China's global food push goes soggy with Weetabix

FILE PHOTO: Packets of Weetabix cereal and other food goods are seen inside the Ocado Customer Fulfilment Centre in Hatfield on the outskirts of London, Britain, April 6, 2016. REUTERS/Dylan Martinez

HONG KONG (Reuters Breakingviews) - China’s global push has gone a bit soggy with Weetabix. Bright Food may sell the British cereal-maker at a disappointing-looking valuation of about 1 billion pounds ($1.2 billion), Reuters says, citing three sources. This foreign foray offers a cautionary tale: buying a business is the easy part, and Western products don’t always suit Chinese tastes.

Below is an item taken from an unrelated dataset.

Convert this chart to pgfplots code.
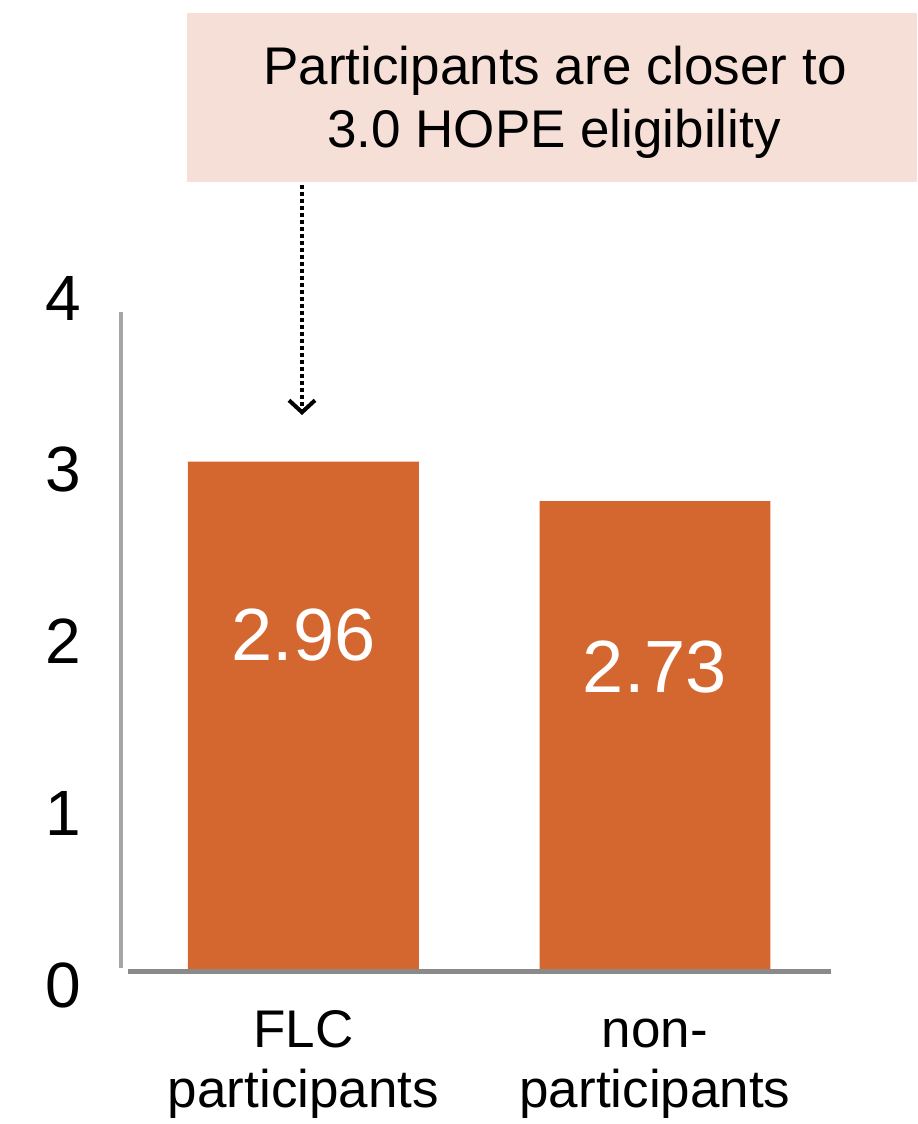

There may be no deal – a Bright Food spokesperson denies a sale is in the works. But one at the mooted price would be a climb down. Bright Food bought a 60 percent stake in 2012 at a 1.2 billion pound valuation. And while the original purchase was at nearly 10 times EBITDA, a billion pounds now equates to more like 8 times. The whole foray looks even worse given sterling’s weakness.

At the time of the original purchase, this was the biggest foreign food deal out of China. Bright Food, owned by the Shanghai government, seemed to be heeding official calls for the country’s enterprises to “go global” via acquisitions. It has snapped up a string of other foreign businesses, including Israel dairy producer Tnuva and New Zealand’s Silver Fern Farms

But takeover targets bring their own baggage. Weetabix has faced sluggish economic growth and pricing pressures in its traditional Western markets. Its annual report referred to 2015 as “probably the most difficult period in a generation”. It is not obvious the guidance of a Chinese state-owned enterprise would be much help.

Nor did the Chinese go crazy for Weetabix. There had been optimism that the mushy texture of wheat biscuits drenched in milk might tickle mainland palates, because it is somewhat like hot rice porridge, a local breakfast staple. However, the 2015 annual report acknowledged the need to reinvigorate Weetabix’s China operations.

Bright is undeterred. It says mainland sales for Weetabix have actually doubled this year. And it recently insisted that the group’s wider “go-global strategy remains unchanged”. That is despite takeovers pushing leverage to an eye-watering 9.8 times EBITDA, according to Moody’s, which also points out little sign yet of notable profit growth or synergies at acquired businesses. Weetabix may be just one of the Bright Food buys that turns into mush.